Of course one could ask the same question for the determinant or the characteristic polynomial of $a$ instead of the trace map, and I am equally interested in an answer to this question.
Thank you in advance!
Consider $A := \begin{pmatrix} \ast & \ast \\ 0 & \ast\end{pmatrix}\subset\text{Mat}_{2\times 2}({\mathbb k})$ and put $e_1 := \tiny\begin{pmatrix} 1 & 0 \\ 0 & 0 \end{pmatrix}$, $e_2 := \tiny\begin{pmatrix} 0 & 0 \\ 0 & 1\end{pmatrix}$ and $\alpha := \tiny\begin{pmatrix} 0 & 1 \\ 0 & 0\end{pmatrix}$. Then, with respect to the ordered basis $\{e_1,e_2,\alpha\}$ the right-multiplication by $e_1$ is given by $\ \scriptsize\begin{pmatrix} 1 & 0 & 0 \\ 0 & 0 & 0 \\ 0 & 0 & 0 \end{pmatrix}^t$, while the left-multiplication by $e_1$ is given by $\scriptsize\ \begin{pmatrix} 1 & 0 & 0 \\ 0 & 0 & 0 \\ 0 & 0 & 1 \end{pmatrix}^t$, so $\text{tr}_r(e_1) = 1\neq 2=\text{tr}_l(e_1)$.

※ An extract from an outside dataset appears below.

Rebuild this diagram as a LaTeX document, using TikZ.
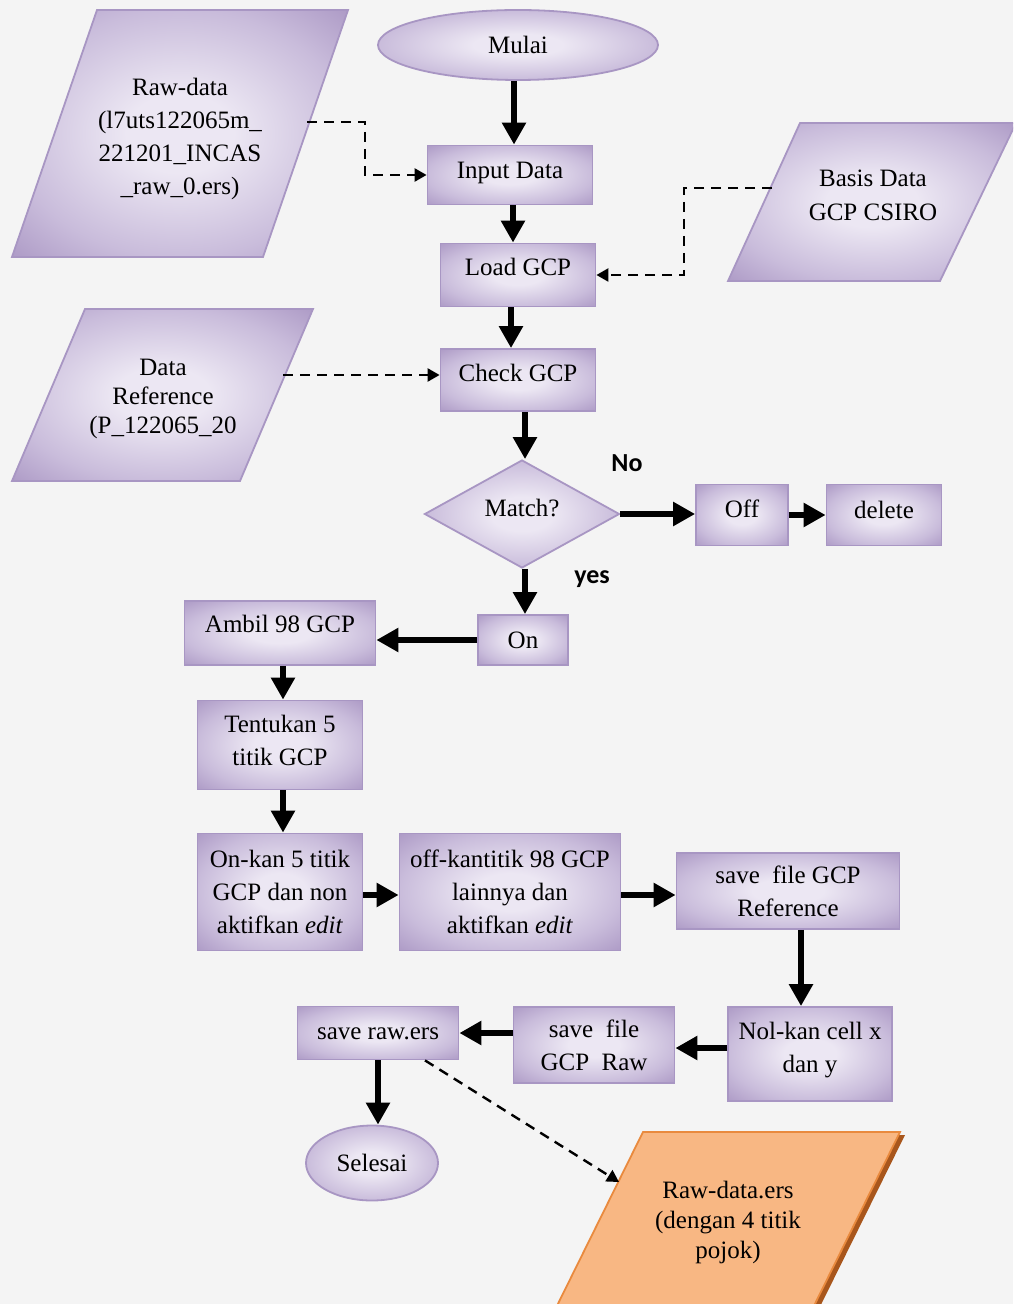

More generally, if you take $A = {\mathbb k}Q$ the path algebra of a finite quiver without cycles and relations, and $e_v\in A$ is the idempotent associated to a vertex $v\in Q$, then the trace of $e_v\cdot -$ is the number of paths in $Q$ ending in $v$, while the trace of $-\cdot e_v$ is the number of paths starting in $v$. The above algebra $A$ arises in case $Q = \bullet\to\bullet$, the $A_2$-quiver. Such path algebras are never separable unless the quiver has no edges at all, so it does not contradict your previous observations.